The truth about being a mature student

Leave out the old jokes, yeah?


We all know university is a rite of passage for most teenagers. It’s the time where 18 year olds are finally out of the cotton wool wrapped comfort of mummy and daddy’s home and are now set free into the world of clubbing and cheap Glenns vodka.

Thing is, what if you are not at the tender age of 18 at the start of uni? What if (god forbid) you were actually born a few years before the first Toy Story came out? What if clubbing isn’t actually all that new to you because you turned 23 in first year? This is an insight to what it feels like to be the rare creature that is the mature student.

Us mature students sticking together

The first problem we face is clubbing. It may be a shock to hear this, but to us, clubbing is no longer fun. No, it’s not because we are boring, it’s because we have been there, done that and have got the sick stained t-shirt to prove it. It’s no longer exciting to us, and the novelty of it has well and truly worn off.

We’ve done the usual pre-drink rituals, played all the drinking card games and can probably recite every ring of fire rule from every different county in our sleep.

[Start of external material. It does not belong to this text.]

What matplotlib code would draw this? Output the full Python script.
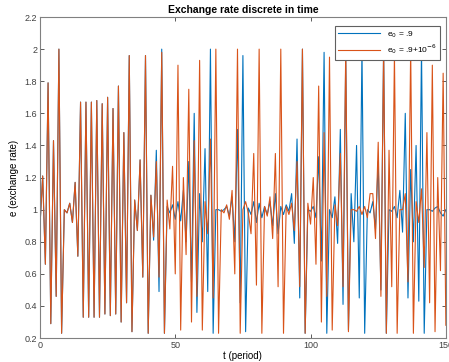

And we do get the usual comment, “you can’t keep up with us” and “you’re too old.” Bitch I’ve been ruining my liver since 2008 when you were probably only just getting your first shitty Motorola phone.

I was necking shots way before your precious Yik Yak and Snapchat apps were even thought about being invented- way back when it was morally acceptable to listen to Lostprophets and MSN was still a thing. I don’t need a rookie like you to tell me that I can’t drink.

Of course your smugness is always justified when you are about to get into the club and a few of your 18 year old peers get turned away by the bouncers for being way too hammered. Only downside is you’ll probably be walking home on your own anyway and as you’ll get tired around 1.30am.

But one of the worst things about being a mature student has to be the “old” jokes. You know, the constant mocking of your age because you’re a few years above 18. You’ll hear the usual “You’ll be needing your zimmer frame by your next birthday” or the old “grey hair” gag that are all quite honestly incredibly tedious and boring by now.

We try explain to them that time will go really quick, and before they know it they’ll be a ripe mid-twenty year old just like us. Obviously, they don’t listen, and who can blame them? They’ll realise in third year how foolish they were to fret and waste their energy on most of the shit they are now.

Don’t get me wrong, I love university, what comes with it all my friends – but I hope they learn to not underestimate us ‘oldies’ or take the piss too much.

At the end of the day, we will be the ones giving you relationship advice, teaching you to cook and will be the shoulder to cry on when you’re all drunk and crying about the guy you shagged last week ignoring your snapchat.